Клара, когда ей передали содержание этих бесед с доктором, покачала головой и заявила, что Лифтон так же мало понимает в организме Пенхоллоу, как она – в устройстве двигателя внутреннего сгорания.
– Ах, Фейт, милая моя, этот Лифтон вот уже тридцать лет твердит Адаму, что тот убьет себя выпивкой, но Адам все еще пьет, живет и здравствует, и незаметно, что добрый Бог собирается призвать его к себе в ближайшее время. Мне кажется, что грудная жаба, на которую он так любит жаловаться, вовсе не так опасна... А что касается его разъездов, так это у него всегда по весне кровь играет... Не надо обращать на его выходки никакого внимания, и он сам по себе как-нибудь успокоится.
– Как же это можно – не обращать никакого внимания, когда он делает такие чудовищные вещи! – сказала Фейт, несколько оскорбленная, помимо прочего, преуменьшением болезней ее супруга. – А знаете ли вы, что он возил к Розамунд Джимми и просто заставил ее обращаться с ним как с его сыном?
– Это верно, ему не следовало этого делать! – согласилась Клара. – Но ведь Адам – он такой, ему всегда доставляло удовольствие шокировать людей!
– Да, но я думаю, это было просто оскорбительно! – сказала Фейт. – И кроме того, то, что он берет Джимми с собой, делает этого молодца еще более невыносимым, чем обычно! Он ведет себя так, словно может здесь все!
– На вашем месте я не стала бы переживать по этому поводу! – сказала Клара. – Мальчики быстро поставят его на место, если он станет воображать о себе больше, чем следует.
– Кого поставят? И на какое место? – полюбопытствовал Юджин, который только вошел и не слышал начала разговора.

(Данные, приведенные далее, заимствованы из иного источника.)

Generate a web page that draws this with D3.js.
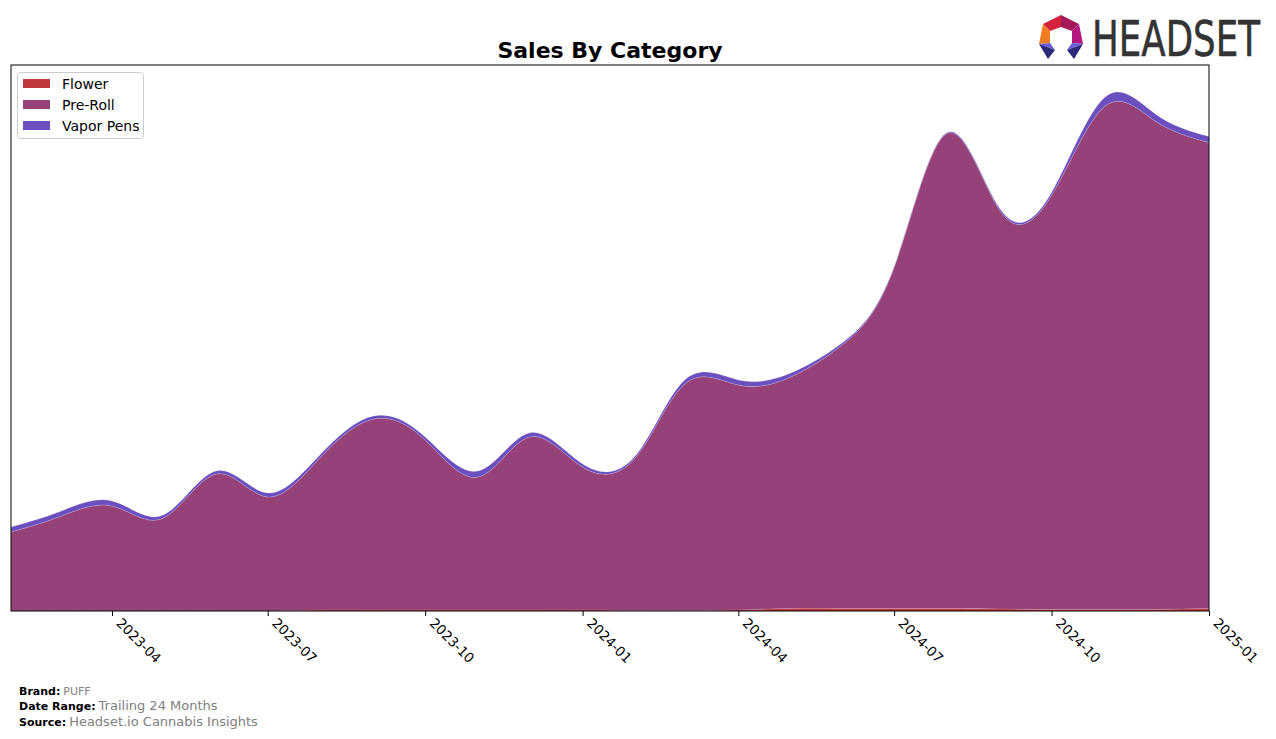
<!DOCTYPE html>
<html>
<head>
<meta charset="utf-8">
<script src="https://cdn.jsdelivr.net/npm/d3@7"></script>
<style>
  body { margin: 0; background: #fff; }
  svg { display: block; font-family: "DejaVu Sans", sans-serif; }
</style>
</head>
<body>
<svg id="chart" width="1276" height="739"></svg>
<script>
// ---- data (monthly sales, USD) ----
const months = ["2023-02-01","2023-03-01","2023-04-01","2023-05-01","2023-06-01","2023-07-01",
  "2023-08-01","2023-09-01","2023-10-01","2023-11-01","2023-12-01","2024-01-01",
  "2024-02-01","2024-03-01","2024-04-01","2024-05-01","2024-06-01","2024-07-01",
  "2024-08-01","2024-09-01","2024-10-01","2024-11-01","2024-12-01","2025-01-01"];
const flower    = [0, 0, 0, 0, 0, 0, 1000, 1000, 1000, 1000, 1000, 1000,
                   500, 500, 1000, 2500, 2500, 2500, 2500, 2000, 1500, 1500, 1500, 2500];
const preRoll   = [79000, 94000, 105000, 93000, 137000, 114000, 153000, 191000, 170000, 133000, 173000, 143000,
                   153000, 227000, 225000, 231000, 264000, 341000, 475000, 398000, 414000, 503000, 488000, 466000];
const vaporPens = [5000, 5000, 5000, 3000, 3000, 4000, 3000, 3000, 3000, 6000, 4000, 3000,
                   2000, 4000, 5000, 4000, 2000, 1000, 1000, 2000, 3000, 9000, 7000, 6000];
const categories = ["Flower", "Pre-Roll", "Vapor Pens"];
const colors = ["#C1363A", "#964278", "#6B4FBF"];
const xTicks = ["2023-04","2023-07","2023-10","2024-01","2024-04","2024-07","2024-10","2025-01"];
const yMax = 546000;

const svg = d3.select("#chart");
const L = 11, R = 1209, T = 65, B = 611;
const parse = d3.utcParse("%Y-%m-%d");
const rows = months.map((m, i) => ({date: parse(m), "Flower": flower[i], "Pre-Roll": preRoll[i], "Vapor Pens": vaporPens[i]}));

const x = d3.scaleUtc().domain([parse("2023-02-01"), parse("2025-01-01")]).range([L, R]);
const y = d3.scaleLinear().domain([0, yMax]).range([B, T]);

const stack = d3.stack().keys(categories)(rows);
const area = d3.area()
  .x(d => x(d.data.date))
  .y0(d => y(d[0]))
  .y1(d => y(d[1]))
  .curve(d3.curveNatural);

svg.append("defs").append("clipPath").attr("id", "clip")
  .append("rect").attr("x", L).attr("y", T).attr("width", R - L).attr("height", B - T);

const g = svg.append("g").attr("clip-path", "url(#clip)");
g.selectAll("path.layer").data(stack).join("path")
  .attr("class", "layer")
  .attr("d", area)
  .attr("fill", (d, i) => colors[i])
  .attr("stroke", (d, i) => i === 0 ? "none" : "#ffffff")
  .attr("stroke-opacity", 0.3)
  .attr("stroke-width", 0.5);

// frame
svg.append("rect").attr("x", L).attr("y", T).attr("width", R - L).attr("height", B - T)
  .attr("fill", "none").attr("stroke", "#000").attr("stroke-width", 1);

// x axis
const tickDates = xTicks.map(t => parse(t + "-01"));
const ax = svg.append("g").attr("transform", `translate(0,${B})`)
  .call(d3.axisBottom(x).tickValues(tickDates).tickSize(5).tickFormat(d3.utcFormat("%Y-%m")));
ax.select(".domain").remove();
ax.selectAll("line").attr("stroke", "#000");
ax.selectAll("text")
  .attr("font-family", "DejaVu Sans, sans-serif")
  .attr("font-size", 13.5)
  .attr("fill", "#000")
  .attr("text-anchor", "start")
  .attr("dy", null)
  .attr("y", 0)
  .attr("transform", "translate(3,13) rotate(45)");

// title
svg.append("text").attr("x", 610).attr("y", 58).attr("text-anchor", "middle")
  .attr("font-size", 22).attr("font-weight", "bold").text("Sales By Category");

// legend
const lg = svg.append("g");
lg.append("rect").attr("x", 17.5).attr("y", 72.5).attr("width", 126).attr("height", 66)
  .attr("rx", 3).attr("fill", "#fff").attr("fill-opacity", 0.8).attr("stroke", "#ccc");
categories.forEach((c, i) => {
  lg.append("rect").attr("x", 23).attr("y", 79 + i * 21).attr("width", 27).attr("height", 9).attr("fill", colors[i]);
  lg.append("text").attr("x", 62).attr("y", 89 + i * 21).attr("font-size", 14).attr("fill", "#000").text(c);
});

// footer
const foot = [["Brand:", "PUFF", 11], ["Date Range:", "Trailing 24 Months", 13], ["Source:", "Headset.io Cannabis Insights", 13]];
foot.forEach((f, i) => {
  const t = svg.append("text").attr("x", 19).attr("y", 695 + i * 15.3);
  t.append("tspan").attr("font-size", 11).attr("font-weight", "bold").attr("fill", "#000").text(f[0]);
  t.append("tspan").attr("dx", 3).attr("font-size", f[2]).attr("fill", "#808080").text(f[1]);
});

// logo
const logo = svg.append("g");
const polys = [
  ["#d4213d", [[1043,24],[1061,15],[1061,27],[1050,31]]],
  ["#a3195b", [[1061,15],[1079,24],[1072,31],[1061,27]]],
  ["#f47c20", [[1043,24],[1050,31],[1050,43],[1039,44]]],
  ["#b5177f", [[1079,24],[1083,44],[1072,43],[1072,31]]],
  ["#6a5fd8", [[1039,44],[1050,43],[1055,50]]],
  ["#2e2a7a", [[1039,44],[1055,50],[1048,59]]],
  ["#6a5fd8", [[1083,44],[1072,43],[1067,50]]],
  ["#2e2a7a", [[1083,44],[1067,50],[1074,59]]]
];
polys.forEach(p => logo.append("polygon").attr("points", p[1].map(q => q.join(",")).join(" ")).attr("fill", p[0]));
const lt = logo.append("text").attr("x", 0).attr("y", 0).attr("font-size", 49)
  .attr("font-family", "DejaVu Sans, sans-serif").attr("fill", "#333").attr("stroke", "#333").attr("stroke-width", 0.6)
  .text("HEADSET");
const natW = lt.node().getComputedTextLength();
lt.attr("transform", `translate(1092,56) scale(${168 / natW},1)`);
</script>
</body>
</html>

– Фейт считает, что твой отец делает из Джимми своего личного придворного шута.
– Прекрасный ход! – сказал Юджин, осторожно усаживаясь в кресло. – Но это выше моего понимания. Я признаю, что со стороны отца было очень благородно поместить его в наш дом, и тем более благодарен, что он не распространил эту практику навсех своих внебрачных детей...
– Я не жду ни от кого из вас цивилизованного взгляда на вещи, – сказала Фейт. – Однако для меня пребывание Джимми в доме – прямое оскорбление!
Юджин посмотрел на нее в изумлении:
– Помилуйте, но ведь тот злосчастный эпизод произошел еще до... До того, как у отца появились вы!
– У вас ни у кого нет ни капли нравственного чувства! – вскричала Фейт со слезами на глазах.
– Это верно, – кивнул Юджин. – За исключением, пожалуй, Барта. Не правда ли, в его трогательном желании узами брака скрепить свой... гм!.. союз есть что-то наивное и чистое?
Фейт жарко покраснела.
– Неправда! – воскликнула она. – Лавли никогда и не мечтала ни о чем подобном! Это просто зловредный, гадкий слух!